Sunday, January 24, 2010

Code Kata: A data sifter

Here's a problem inspired by a scheme example I discovered another day.

http://programming-musings.org/2006/02/07/scheme-code-kata/

Write a data sifter, sift, that partitions a string into a list of lists.  Start with the case of using letters as a delimiter, and numbers as data.  There can be any number of repetitions of numbers & letters.

user=>(sift "a1b2cd34")
(("a" ("1")) ("b" ("2")) ("c" ()) ("d" ("3" "4")))

Next, add the ability to your sift function to accept a list as input, as well as a string.

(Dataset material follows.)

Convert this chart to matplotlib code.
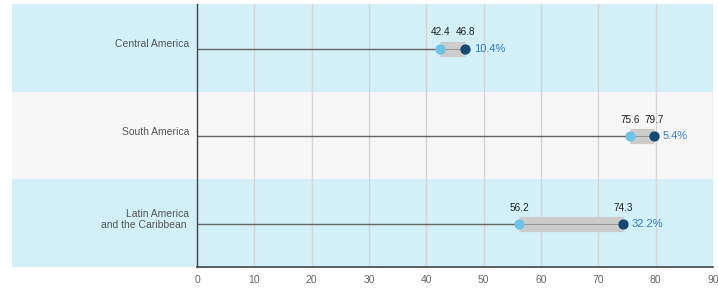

user=>(sift ("a" "1" "b" "2" "c" "d" "3" "4"))
(("a" ("1")) ("b" ("2")) ("c" ()) ("d" ("3" "4")))

After that, add the ability to take a vector/array as an input


user=>(sift ["a" "1" "b" "2" "c" "d" "3" "4"])
(("a" ("1")) ("b" ("2")) ("c" ()) ("d" ("3" "4")))

Finally, let your sift accept a collection of any object, and an arbitrary predicate.  If the predicate is true, the object is a delimiter (e.g. a String).  If the predicate is false, the object is data (e.g. a Number).


user=>(sift string? ["a" 1 "b" 2 "c" "d" 3 4])
(("a" (1)) ("b" (2)) ("c" ()) ("d" (3 4)))

I'll be posting my solution in about a week.



1 comment:

  1. Great blog and screencasts you have here.

    I guess it's considered bad style to argue with a specification but I'll do it anyway. It seems to me that the "correct" specification would be to return

    ([("a") (1)] [("b") (2)] [("c" "d") (3 4)])

    In other words, you're essentially partitioning the list into maximal alternating runs of satisfying and non-satisfying elements. With that fixed spec, the solution is easy and natural: http://gist.github.com/337474

    A natural use case for this function is the standard regexp split function, although it usually returns a flattened version of sift's output where (cons [as cs] ...) would be replaced by (cons as (cons bs ...)).